David Marsico, another Kmart vice president who spent 30 years with the company, echoed Carlson’s experience. “I remember an executive meeting where they said, ‘Wal-Mart is a regional discounter, leave them alone,’” he says. “We had a lot of our managers from the South complaining about them, and about their prices, but we let them grow.”

The late Walton, who once said he spent more time in Kmart stores than Kmart executives did, was able to pick up on two fundamental weaknesses in his competitor’s operations during his visit. “Wal-Mart developed systems for ordering on-time merchandising (in the mid-1970s), and spent a lot of money on that,” Marsico says. “And their transportation systems were just unbelievable. They figured out how to get product to the stores a lot quicker.”

Marsico, once one of Kmart’s four highest-paid executives, resigned in 2005. Today, he is a regional vice president of Ann Arbor-based Borders Inc., which Kmart once owned.

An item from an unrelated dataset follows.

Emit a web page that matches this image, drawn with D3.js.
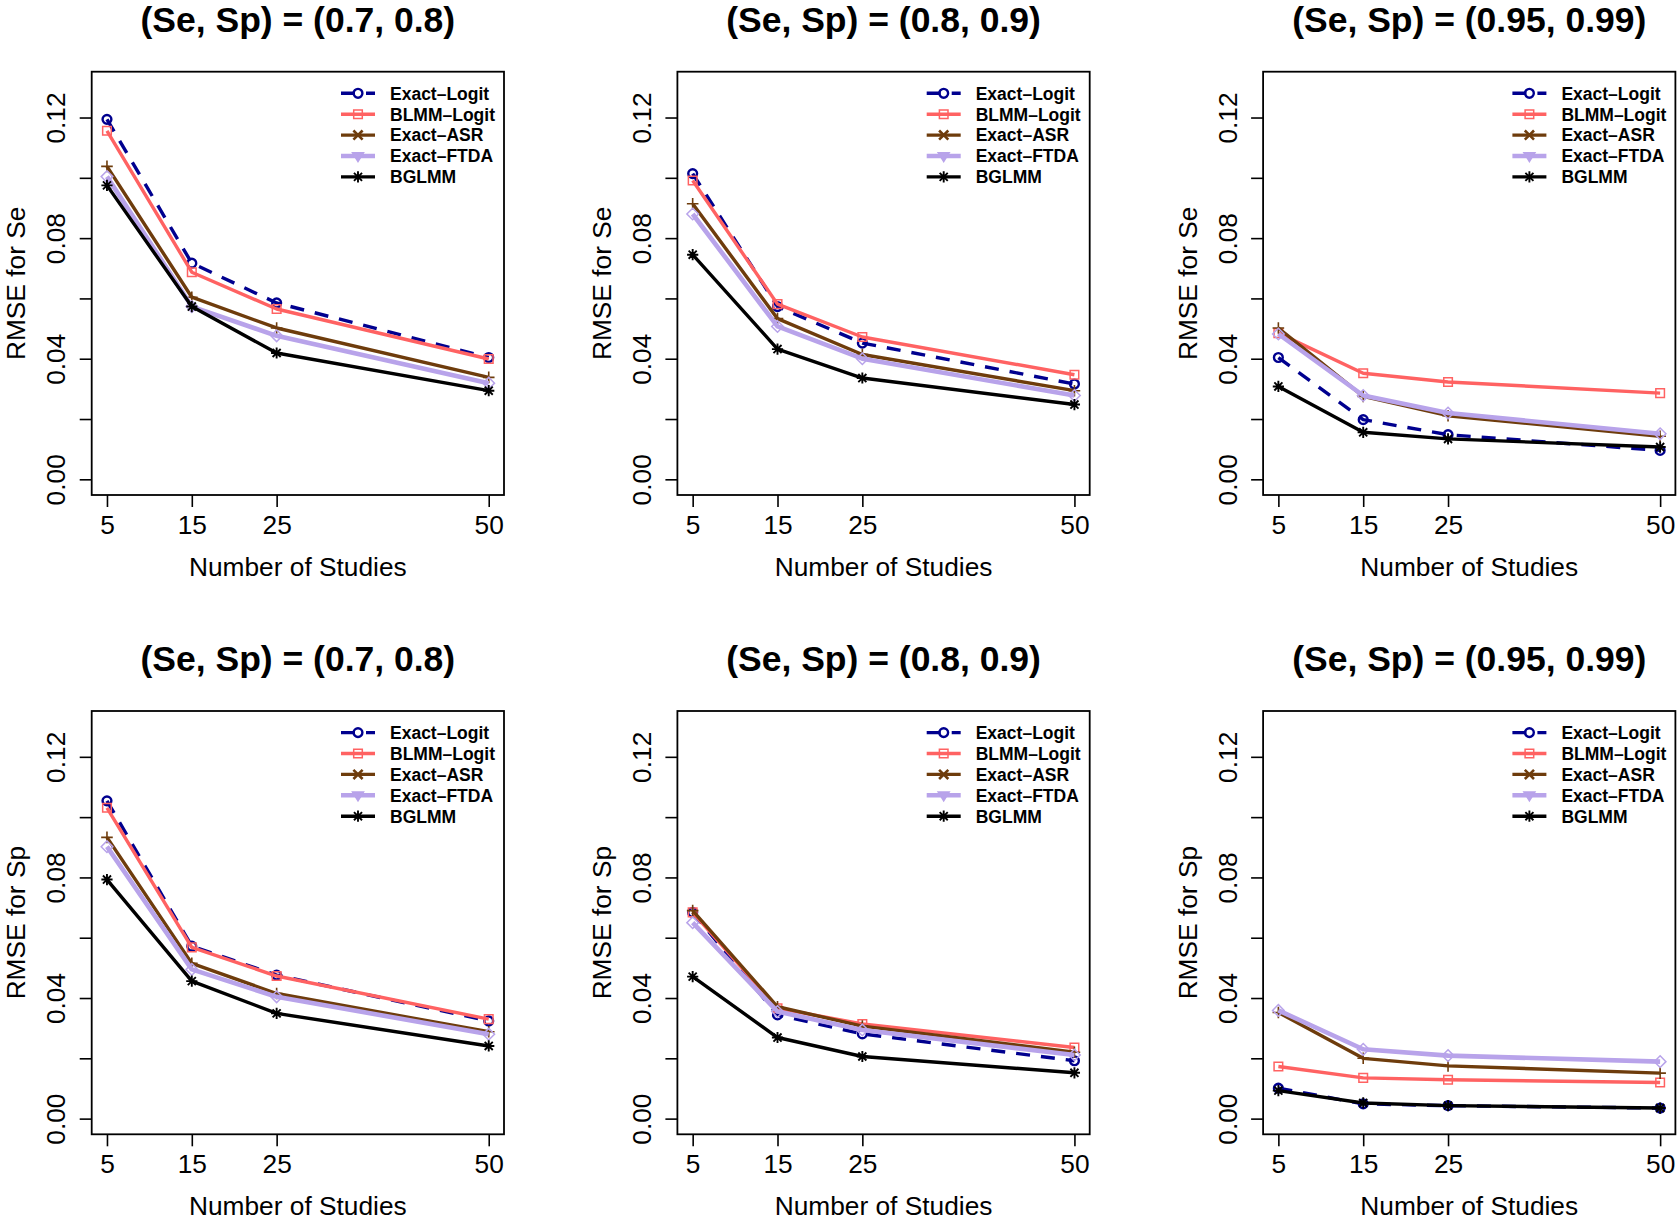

The Carlsons, Marsico, and other former Kmart executives say the iconic discount retailer imploded over time because of its own internal dysfunction. While today Kmart operates under Sears Roebuck & Co., and is headquartered in the Chicago suburb of Hoffman Estates, the seed of the Kresge legacy was bursting at the seams with hubris when the 1980s rolled around. As far back as 1972, Harry Cunningham, the Kmart chairman who had pioneered the discount segment for Kresge in 1962, warned his fellow managers at his retirement party that Sam Walton was a threat. But no one listened.